Oh look . . . a chicken!

March 30, 2009

by Jen Bakken

There are T-shirts everywhere with funny sayings on them, some favorites that come to my mind are:

“Out of my mind; back in five minutes.”

“Ever stop to think and forget to start again?”

“Procrastinate now!”

“That’s it! I’m calling grandma!” (on a child.)

“No sense in being pessimistic; it won’t work anyway.”

“I don’t suffer from insanity; I enjoy every minute of it.”

“You’re just jealous because the voices don’t talk to you.”

“It seemed like a good idea at the time.” (My son has this one, and it fits him perfectly.)

“Always remember you’re unique; just like everyone else.”

But my favorite, by far, is one that says, “Oh, look, a chicken!” Having children with Attention Deficit Disorder, (ADD), this saying isn’t just humorous – it’s reality.

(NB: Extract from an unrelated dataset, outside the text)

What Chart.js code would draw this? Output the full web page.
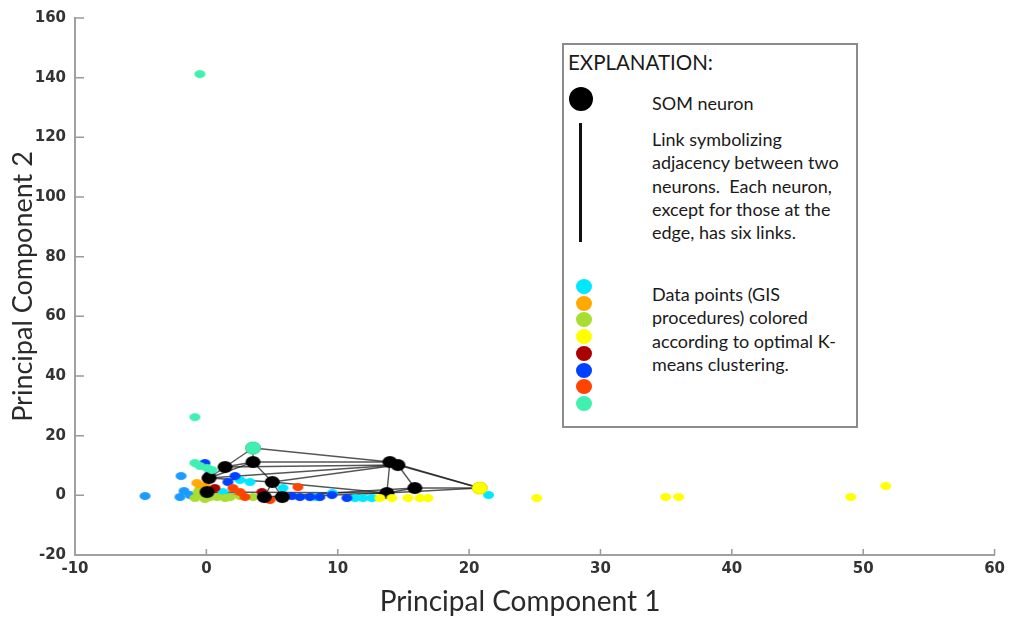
<!DOCTYPE html>
<html>
<head>
<meta charset="utf-8">
<script src="https://cdn.jsdelivr.net/npm/chart.js@4.4.1/dist/chart.umd.min.js"></script>
<style>
  html, body { margin: 0; padding: 0; background: #fff; }
  #wrap { position: relative; width: 1010px; height: 618px; }
  #chart { position: absolute; left: 0; top: 0; }
  .key-box { position: absolute; left: 562px; top: 43px; width: 292px; height: 381px; border: 2px solid #8c8c8c; background: #fff; }
  .key-text { position: absolute; font-family: Lato, "Open Sans", sans-serif; color: #1a1a1a; white-space: nowrap; }
  .dot { position: absolute; border-radius: 50%; }
  .x-title { position: absolute; left: 320px; width: 400px; top: 584px; text-align: center; font-family: Lato, "Open Sans", sans-serif; font-size: 28px; line-height: 32px; color: #2a2a2a; }
</style>
</head>
<body>
<div id="wrap">
  <canvas id="chart" width="1010" height="618"></canvas>
  <div class="x-title">Principal Component 1</div>
  <div class="key-box"></div>
  <div class="key-text" style="left:568px; top:48px; font-size:20.5px; line-height:28px;">EXPLANATION:</div>
  <div class="dot" style="left:569px; top:87px; width:24px; height:24px; background:#000;"></div>
  <div class="key-text" style="left:652px; top:91px; font-size:18px; line-height:24px;">SOM neuron</div>
  <div style="position:absolute; left:579px; top:123px; width:3px; height:119px; background:#111;"></div>
  <div class="key-text" style="left:652px; top:128px; font-size:18px; line-height:23.3px;">
    Link symbolizing<br>adjacency between two<br>neurons.&nbsp; Each neuron,<br>except for those at the<br>edge, has six links.
  </div>
  <div id="key-dots"></div>
  <div class="key-text" style="left:652px; top:283px; font-size:18px; line-height:23.3px;">
    Data points (GIS<br>procedures) colored<br>according to optimal K-<br>means clustering.
  </div>
</div>
<script>
// --- Axis ranges ---
const xMin = -10, xMax = 60, xStep = 10;
const yMin = -20, yMax = 160, yStep = 20;

// --- Cluster colours (legend order) ---
const clusterColors = ['#00e8ff', '#ffaa00', '#aadd33', '#ffff00', '#aa0000', '#0040ff', '#ff4400', '#40f0b0'];
const azureColor = '#1a9cff';

// --- Data points by cluster ---
const azureX = [-4.67, -1.93, -1.70, -2.01, -1.25];
const azureY = [-0.23, 6.47, 1.44, -0.57, 0.10];

const cyanX = [1.26, 3.32, 5.83, 9.59, 11.31, 11.92, 21.48, 8.34, 12.60, 2.56];
const cyanY = [1.11, 4.46, 2.45, 0.77, -0.91, -0.91, 0.10, -0.57, -0.91, 5.13];

const orangeX = [-0.72, -0.49, -0.11];
const orangeY = [4.12, 2.11, 3.12];

const greenX = [-0.87, -0.26, 0.27, 0.81, 1.80, 3.55, -0.64, 1.42, 2.56, -0.11];
const greenY = [-0.91, 0.10, -0.57, -0.57, -0.57, -0.57, 1.11, -0.91, -0.23, -1.24];

const yellowX = [13.21, 14.12, 15.34, 16.26, 16.87, 20.81, 25.15, 34.96, 35.95, 49.05, 51.71];
const yellowY = [-0.91, -0.91, -0.91, -0.91, -0.91, 2.45, -0.91, -0.57, -0.57, -0.57, 3.12];

const darkRedX = [4.23, 0.65];
const darkRedY = [1.11, 2.45];

const blueX = [-0.11, 1.64, 7.12, 7.88, 9.56, 10.70, 6.51, 8.64, 2.18, 0.27];
const blueY = [10.83, 4.46, -0.57, -0.57, 0.10, -0.91, -0.23, -0.57, 6.47, 7.14];

const redX = [2.02, 2.94, 6.97, 4.84, 2.56];
const redY = [2.45, -0.57, 2.78, -1.58, 1.11];

const aquaX = [-0.49, -0.87, 3.55, -0.49, 0.05, -0.87, 0.43];
const aquaY = [141.2, 26.2, 15.86, 9.82, 9.15, 10.83, 8.48];

// --- SOM neurons and their links ---
const neuronX = [3.55, 3.55, 1.42, 0.20, 0.05, 5.02, 4.41, 5.78, 13.97, 14.58, 15.87, 13.74, 20.81];
const neuronY = [15.86, 11.16, 9.49, 5.80, 1.11, 4.46, -0.57, -0.57, 11.16, 10.16, 2.45, 0.77, 2.45];
const links = [
  [0, 1], [0, 2], [0, 8], [1, 2], [1, 8], [1, 5], [1, 3], [2, 3], [2, 9], [3, 4],
  [3, 5], [3, 9], [4, 6], [5, 6], [5, 7], [5, 9], [5, 11], [6, 7], [7, 11], [8, 9],
  [8, 11], [8, 12], [9, 10], [9, 12], [10, 11], [10, 12], [11, 12], [4, 11], [6, 10]
];

// --- Legend dots ---
const keyDots = document.getElementById('key-dots');
clusterColors.forEach((c, i) => {
  const d = document.createElement('div');
  d.className = 'dot';
  d.style.cssText = `left:576px; top:${279 + i * 16.7}px; width:16px; height:15px; background:${c};`;
  keyDots.appendChild(d);
});

// --- Helpers ---
function ellipse(color, w, h) {
  const c = document.createElement('canvas');
  c.width = w + 2;
  c.height = h + 2;
  const g = c.getContext('2d');
  g.fillStyle = color;
  g.beginPath();
  g.ellipse(c.width / 2, c.height / 2, w / 2, h / 2, 0, 0, Math.PI * 2);
  g.fill();
  return c;
}

const zip = (xs, ys) => xs.map((x, i) => ({ x: x, y: ys[i] }));
const onNeuron = p => neuronX.some((nx, i) => nx === p.x && neuronY[i] === p.y);

// data points that sit right on a neuron are drawn a little bigger and hide it
function pointSet(xs, ys, color) {
  const small = ellipse(color, 11, 8);
  const big = ellipse(color, 16, 13);
  const pts = zip(xs, ys);
  return {
    data: pts,
    pointStyle: pts.map(p => onNeuron(p) ? big : small),
    pointRadius: 5
  };
}

// listed bottom layer first; reversed below because Chart.js paints dataset 0 last
const layers = [];

links.forEach(([a, b]) => {
  layers.push({
    data: [{ x: neuronX[a], y: neuronY[a] }, { x: neuronX[b], y: neuronY[b] }],
    showLine: true,
    borderColor: 'rgba(30,30,30,0.75)',
    borderWidth: 1.4,
    pointRadius: 0
  });
});

layers.push(pointSet(azureX, azureY, azureColor));
layers.push(pointSet(cyanX, cyanY, clusterColors[0]));
layers.push(pointSet(orangeX, orangeY, clusterColors[1]));
layers.push(pointSet(greenX, greenY, clusterColors[2]));
layers.push(pointSet(darkRedX, darkRedY, clusterColors[4]));
layers.push(pointSet(blueX, blueY, clusterColors[5]));
layers.push(pointSet(redX, redY, clusterColors[6]));
layers.push({
  data: zip(neuronX, neuronY),
  pointStyle: ellipse('#000', 15, 12),
  pointRadius: 6
});
layers.push(pointSet(yellowX, yellowY, clusterColors[3]));
layers.push(pointSet(aquaX, aquaY, clusterColors[7]));

const datasets = layers.slice().reverse();

// inward tick marks, like the original plot
const innerTicks = {
  id: 'innerTicks',
  afterDraw(chart) {
    const { ctx, chartArea, scales } = chart;
    ctx.save();
    ctx.strokeStyle = '#9a9a9a';
    ctx.lineWidth = 1.5;
    ctx.beginPath();
    for (let v = xMin + xStep; v <= xMax; v += xStep) {
      const px = scales.x.getPixelForValue(v);
      ctx.moveTo(px, chartArea.bottom);
      ctx.lineTo(px, chartArea.bottom - 6);
    }
    for (let v = yMin + yStep; v <= yMax; v += yStep) {
      const py = scales.y.getPixelForValue(v);
      ctx.moveTo(chartArea.left, py);
      ctx.lineTo(chartArea.left + 9, py);
    }
    ctx.stroke();
    ctx.restore();
  }
};

const tickFont = { family: '"DejaVu Sans", sans-serif', size: 15, weight: 'bold' };
const titleFont = { family: 'Lato, "Open Sans", sans-serif', size: 27 };

new Chart(document.getElementById('chart'), {
  type: 'scatter',
  data: { datasets: datasets },
  options: {
    responsive: false,
    animation: false,
    events: [],
    layout: { padding: { top: 18, right: 15, left: 0, bottom: 0 } },
    plugins: { legend: { display: false }, tooltip: { enabled: false } },
    scales: {
      x: {
        type: 'linear',
        min: xMin, max: xMax,
        ticks: { stepSize: xStep, color: '#333', font: tickFont, padding: 5 },
        grid: { display: false, drawTicks: false },
        border: { color: '#a0a0a0', width: 2 },
        afterFit: s => { s.height = 63; }
      },
      y: {
        type: 'linear',
        min: yMin, max: yMax,
        ticks: { stepSize: yStep, color: '#333', font: tickFont, padding: 9 },
        grid: { display: false, drawTicks: false },
        border: { color: '#a0a0a0', width: 2 },
        title: { display: true, text: 'Principal Component 2', color: '#2a2a2a', font: titleFont, padding: { top: 7, bottom: 0 } },
        afterFit: s => { s.width = 75; }
      }
    }
  },
  plugins: [innerTicks]
});
</script>
</body>
</html>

They can be talking about something that happened in school and anything can cause them to lose their train of thought. I can’t count how many of our conversations have ended like this:

Mom – “So how was school today, what did you do?”

Child – “It was OK, in science we did this really cool experiment. We had partners and . . . ”

Mom – “And?”

Child – “Huh? Oh, hey, mom, did you know that in the Wizard of Oz Dorothy’s last name is Gail?”

Mom – “What?“

Child – “Yeah, they show her last name on the mailbox in the movie.”

Mom – “I did not know that, what made you think of that?”

Child – “Well, I just saw someone walking a dog outside and it made me think of Toto in the Wizard of Oz, then I saw the mail on the kitchen counter, then and it made me think of seeing Dorothy’s last name on the mailbox.”

Mom – “OK, so what kind of project did you do in science today?”

Child – “Huh? Oh I don’t remember.”

Homework presents quite a challenge in our household. Working on a writing assignment one time, my son was supposed to find mistakes in a sentence and then write it correctly.

When I looked at his paper, he had written the number “45.”

“That’s not a sentence,” I told him. “It’s not even words, it’s numbers, why did you write that?”

Apparently having the TV on in the background was too much of a distraction to him. He was listening to a commercial for the TV station channel 45.

I should admit that I am guilty of things like this too. One day while baking cookies, I noticed how messy my kitchen cupboards were and started organizing them.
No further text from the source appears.